The complainant asserted that Sunil Agarwal had no personal financial benefit in blocking the FCCB process. Instead, the “ultimate beneficiary” was Eraaya itself. To pull off the scheme, Eraaya’s management allegedly acted “hand in glove” with the nominal challenger. The prosecution claims that internal shareholder registries (which are highly confidential) and internal email communications were leaked directly to Sunil Agarwal from the Outlook ID of Company Secretary Basudha Agarwal and the CFO to facilitate the forgery.

Furthermore, the plot thickened as the court noted a parallel SEBI investigation. On the exact same day the NCLT status quo order was passed (February 13, 2025), SEBI had issued a show-cause notice to director Bikash Garg and shareholder Sarad Kumar Bagga (whose signatures were among those allegedly forged on the NCLT SPA) for orchestrating a manipulative share-pricing scheme.

The Legal Battle: Jurisdiction and Malafides

Defending the corporate executives, Senior Advocates Sandipan Ganguly and Ayan Bhattacharjee raised a three-fold argument:

  1. Absurdity: It is legally untenable to argue that a company conspired to have itself sued by its own shareholders.
  2. Jurisdiction: All the accused are Delhi residents, the NCLT case was filed in Delhi, and the SPA was allegedly signed across Delhi, Gujarat, and Haryana. Therefore, the Baharampore Police in West Bengal had no territorial jurisdiction.
  3. Malafides: The complaint was filed in a remote location in Murshidabad—far from the nearest airport in Kolkata—solely to harass Delhi-based executives and engage in “forum hunting”.

Opposing the quashing plea, Senior Advocate Aman Lekhi, representing the complainant, argued that the conspiracy was self-evident.
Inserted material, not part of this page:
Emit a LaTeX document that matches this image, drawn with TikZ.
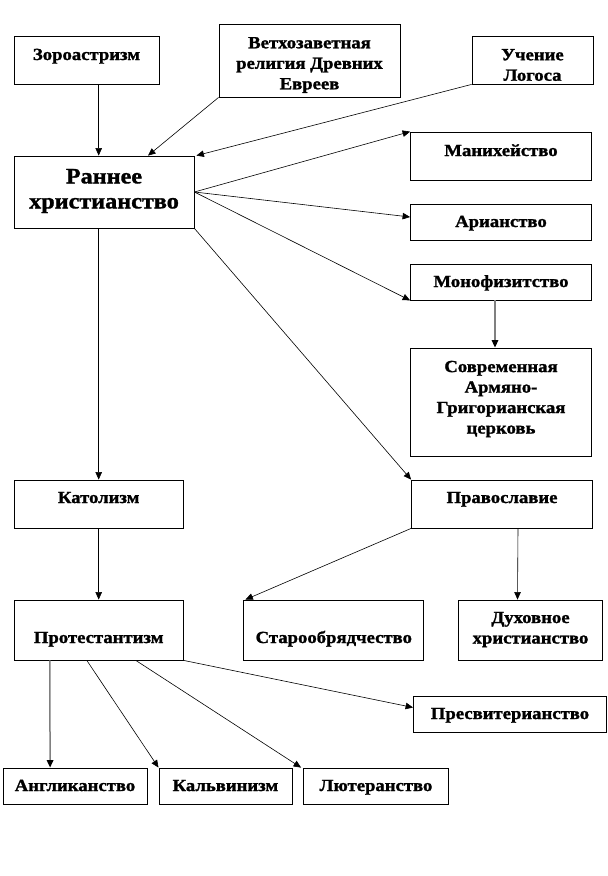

He pointed out that rather than taking disciplinary action against Company Secretary Basudha Agarwal for the massive leak of internal company emails, Eraaya’s management chose to join hands and file the quashing petition alongside her.

The High Court’s Verdict: Police Probe Cannot Be Throttled

Justice Mukherjee rejected the petitioners’ arguments, holding that an investigation is at too nascent a stage for judicial interference under Section 528 of the BNSS.

Addressing the jurisdictional challenge, the Court ruled that under Section 173(1) of the BNSS, 2023, the police have an explicit statutory mandate to register an FIR “irrespective of the area where the offence is committed” (often referred to as a “Zero FIR” framework).

Justice Mukherjee relied heavily on the landmark Supreme Court judgments in Satvinder Kaur v. State (GNCT of Delhi) (1999) and Rasiklal Dalpatram Thakkar v. State of Gujarat (2010), which established that lack of territorial jurisdiction is not a valid ground for a High Court to quash an FIR at the threshold of a police investigation.

Furthermore, the Court dismissed the “malafide” argument by citing Lakhwant Singh v. Jasbir Singh (2008), reiterating that once a cognizable offence is disclosed, the alleged bad faith of an informant becomes secondary to the material collected during the investigation.

Concluding the judgment, Justice Mukherjee invoked the Supreme Court’s warning in Vinod Raghubanshi v. Ajay Arora (2013) that courts must not “kill a stillborn child” by stifling proper prosecutions at their inception.

“I do not find much force in the argument that other petitioners cannot have any role in the alleged conspiracy at this stage,” Justice Mukherjee observed, adding that the judiciary must not usurp the domain of the police. The High Court subsequently dismissed CRR 2895 of 2025 and directed the investigating agency to make “every endeavour” to conclude the criminal investigation at the earliest.